Thankfully, most of us do not need a lawyer to see a doctor or keep our children safe in their homes. But the same is often not true for low-income Californians, who regularly need counsel to protect and obtain life's basic necessities. Without lawyers in civil cases, people suffer in ways that are unimaginable in a just society.
She was a single mother, her young child was sick. She could not afford medical care, the emergency room was daunting. The landlord wanted to charge her a higher rent, but had no legal basis for eviction. Still, hoping she would not find a lawyer, the landlord took her to court. Afraid for her child's health, not knowing where to turn, not understanding the papers or the consequences, she was overwhelmed ... and soon she was evicted. Homelessness was next. Her elderly neighbor had died in his car when he had no help and wrongly lost his apartment. She was terrified. Thankfully, another neighbor referred her to a local legal aid office. She got an attorney. The eviction was stopped. Her child's life was probably saved. The system worked.
Styled as a pilot project that would not begin until 2011, funding for A.B. 590 will come from previously approved small post-judgment court filings that in two years will be redirected to support this program.

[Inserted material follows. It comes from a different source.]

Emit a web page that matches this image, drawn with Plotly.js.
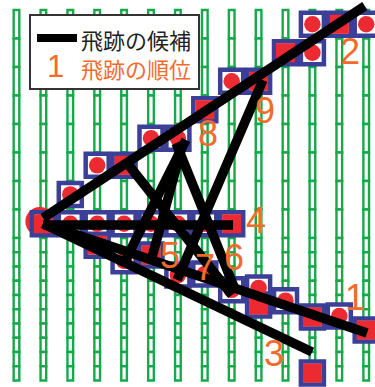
<!DOCTYPE html>
<html>
<head>
<meta charset="utf-8">
<script src="https://cdn.plot.ly/plotly-3.0.1.min.js"></script>
<style>
  html, body { margin: 0; padding: 0; background: #fff; }
  #chart { width: 375px; height: 387px; }
</style>
</head>
<body>
<div id="chart"></div>
<script>
// straw columns (x = column index), cell edges in row units (y grows downward)
const strawCols = [0, 1, 2, 3, 4, 5, 6, 7, 8, 9, 10, 11, 12, 13];
const cellEdges = [0, 1, 2, 3, 4, 5, 6, 7, 8, 8.5, 9, 9.5, 10, 10.5, 11, 11.5, 12, 12.5, 13];

// hits: column, row position, mark type (c = circle, s = square)
const hitCol  = [11, 12, 13, 10, 11, 8, 9, 7, 5, 6, 3, 4, 2,
                 1, 2, 3, 4, 5, 6, 7, 8,
                 3, 4, 5, 6, 7, 8, 9, 9, 10, 11, 12, 13, 11];
const hitRow  = [0.5, 0.5, 0.5, 1.5, 1.5, 2.5, 2.5, 3.5, 4.5, 4.5, 5.45, 5.45, 6.47,
                 7.5, 7.5, 7.5, 7.5, 7.5, 7.5, 7.5, 7.5,
                 8.25, 8.8, 8.6, 9.3, 9.26, 9.82, 9.75, 10.35, 10.2, 10.77, 10.74, 11.23, 12.74];
const hitMark = ['c', 's', 'c', 's', 'c', 'c', 's', 's', 'c', 'c', 'c', 's', 'c',
                 's', 'c', 'c', 'c', 'c', 'c', 'c', 's',
                 's', 'c', 's', 'c', 'c', 'c', 'c', 's', 'c', 's', 'c', 's', 's'];

// vertex hit (large circle)
const vertexX = [0.87];
const vertexY = [7.42];

// track candidates: start / end points
const trackX0 = [0.99, 0.99, 0.99, 0.99, 6.30, 5.93, 6.19, 4.11, 9.16];
const trackY0 = [7.48, 7.30, 7.50, 7.54, 4.56, 4.67, 4.67, 5.37, 2.46];
const trackX1 = [13.03, 12.95, 10.99, 8.05, 3.96, 8.16, 5.04, 8.01, 5.97];
const trackY1 = [11.33, -0.14, 12.00, 7.54, 8.95, 9.89, 8.67, 10.00, 9.47];

// track rank labels
const labelText = ['1', '2', '3', '4', '5', '6', '7', '8', '9'];
const labelX = [12.58, 12.40, 9.57, 8.90, 5.71, 8.09, 7.01, 7.12, 9.24];
const labelY = [10.10, 1.47, 12.04, 7.37, 8.60, 8.70, 9.05, 4.35, 3.51];

const legendItems = ['飛跡の候補', '飛跡の順位'];

const GREEN = '#16a94a', BLUE = '#3b3f98', RED = '#ec2a31', ORANGE = '#f26b2a';

// straw cells as bars
const cellX = [], cellBase = [], cellH = [];
strawCols.forEach(c => {
  for (let k = 0; k < cellEdges.length - 1; k++) {
    cellX.push(c); cellBase.push(cellEdges[k]); cellH.push(cellEdges[k + 1] - cellEdges[k]);
  }
});

const pick = (arr, m) => arr.filter((_, i) => m === null || hitMark[i] === m);

const trX = [], trY = [];
trackX0.forEach((x, i) => { trX.push(x, trackX1[i], null); trY.push(trackY0[i], trackY1[i], null); });

const traces = [
  {type: 'bar', x: cellX, y: cellH, base: cellBase, width: 0.21,
   marker: {color: 'white', line: {color: GREEN, width: 2.4}}, hoverinfo: 'skip'},
  {type: 'scatter', mode: 'markers', x: vertexX, y: vertexY,
   marker: {symbol: 'circle', size: 29, color: RED}, hoverinfo: 'skip'},
  {type: 'scatter', mode: 'markers', x: pick(hitCol, null), y: pick(hitRow, null),
   marker: {symbol: 'square', size: 23, color: 'white', line: {color: BLUE, width: 4.5}}, hoverinfo: 'skip'},
  {type: 'scatter', mode: 'markers', x: pick(hitCol, 's'), y: pick(hitRow, 's'),
   marker: {symbol: 'square', size: 19, color: RED}, hoverinfo: 'skip'},
  {type: 'scatter', mode: 'markers', x: pick(hitCol, 'c'), y: pick(hitRow, 'c'),
   marker: {symbol: 'circle', size: 16.5, color: RED}, hoverinfo: 'skip'},
  {type: 'scatter', mode: 'lines', x: trX, y: trY, connectgaps: false,
   line: {color: '#000', width: 9.5}, hoverinfo: 'skip'}
];

const annotations = labelText.map((t, i) => ({
  x: labelX[i], y: labelY[i], xref: 'x', yref: 'y', text: t, showarrow: false,
  xanchor: 'center', yanchor: 'middle',
  font: {family: 'Liberation Sans Narrow, Liberation Sans, Arial', size: 36, color: ORANGE}
}));

// legend texts (paper coords)
annotations.push(
  {x: 136 / 375, y: 1 - 39 / 387, xref: 'paper', yref: 'paper', text: legendItems[0], showarrow: false,
   xanchor: 'center', yanchor: 'middle', font: {family: 'Noto Sans CJK JP', size: 22, color: '#231f20'}},
  {x: 55 / 375, y: 1 - 67 / 387, xref: 'paper', yref: 'paper', text: '1', showarrow: false,
   xanchor: 'center', yanchor: 'middle', font: {family: 'Liberation Sans Narrow, Liberation Sans, Arial', size: 31, color: ORANGE}},
  {x: 136 / 375, y: 1 - 68 / 387, xref: 'paper', yref: 'paper', text: legendItems[1], showarrow: false,
   xanchor: 'center', yanchor: 'middle', font: {family: 'Noto Sans CJK JP', size: 22, color: ORANGE}}
);

const layout = {
  width: 375, height: 387,
  margin: {l: 0, r: 0, t: 0, b: 0},
  paper_bgcolor: 'white', plot_bgcolor: 'white',
  showlegend: false,
  xaxis: {range: [-0.613, 13.327], visible: false, fixedrange: true},
  yaxis: {range: [13.228, -0.351], visible: false, fixedrange: true},
  shapes: [
    {type: 'rect', xref: 'paper', yref: 'paper', layer: 'above',
     x0: 30 / 375, x1: 199 / 375, y0: 1 - 15 / 387, y1: 1 - 89 / 387,
     fillcolor: 'white', line: {color: '#333', width: 2}},
    {type: 'line', xref: 'paper', yref: 'paper', layer: 'above',
     x0: 37 / 375, x1: 77 / 375, y0: 1 - 38 / 387, y1: 1 - 38 / 387,
     line: {color: '#000', width: 8}}
  ],
  annotations
};

Plotly.newPlot('chart', traces, layout, {displayModeBar: false, staticPlot: true});
</script>
</body>
</html>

As a pilot project, it will be tested in just one or two counties with the goal of saving that single mom, her sick child and the elderly neighbor. Scheduled to sunset after six years, the measure calls for local legal services providers to partner with the courts and utilize pro bono attorneys from private practice.
The State Bar Act makes it the duty of every lawyer in California to provide pro bono legal services and financial support of non-profit legal organizations that provide free legal services to underserved communities. Taking up the cause of the defenseless is a lawyer's highest calling. A.B. 590 recognizes the unique power of the legal profession to act for the poor and the need for every lawyer to participate if justice is to be a reality. No other profession can do what the legal profession can do, no one else can be the cornerstone of democracy and provide access to the most responsive branch of our government.
Every year more than four million people appear in California courtrooms without a lawyer. As a result, most of them will lose their cases, whether the facts and law support them or not. Every day people become homeless simply because they have no access to a lawyer, breaking the promise of democracy simply for want of an attorney. The promise of "equal justice for all" is empty if there is no "equal access to justice" and there can be no equal access without access to an attorney.
In the 1960's, Sargent Shriver set out to do something about the access problems that plague the poor. He laid the foundation for a system in which equal access to justice without regard to income becomes a fundamental right in our democratic society. In California, Chief Justice Ronald M. George has been a champion of that fight. Former legal services attorney Michael Feuer has created a program they previously could only have dreamed about. A simple pilot project now can be created for six years to begin to correct a fundamental inequity that costs lives and money every day. Governor Schwarzenegger can turn that dream into reality. He can blow the trumpet and make it happen.
Mitchell A. Kamin is the immediate past president of the Legal Aid Association of California. David A. Lash is the managing counsel for Pro Bono and Public Interest Services at O’Melveny & Myers LLP (the opinions expressed are his alone).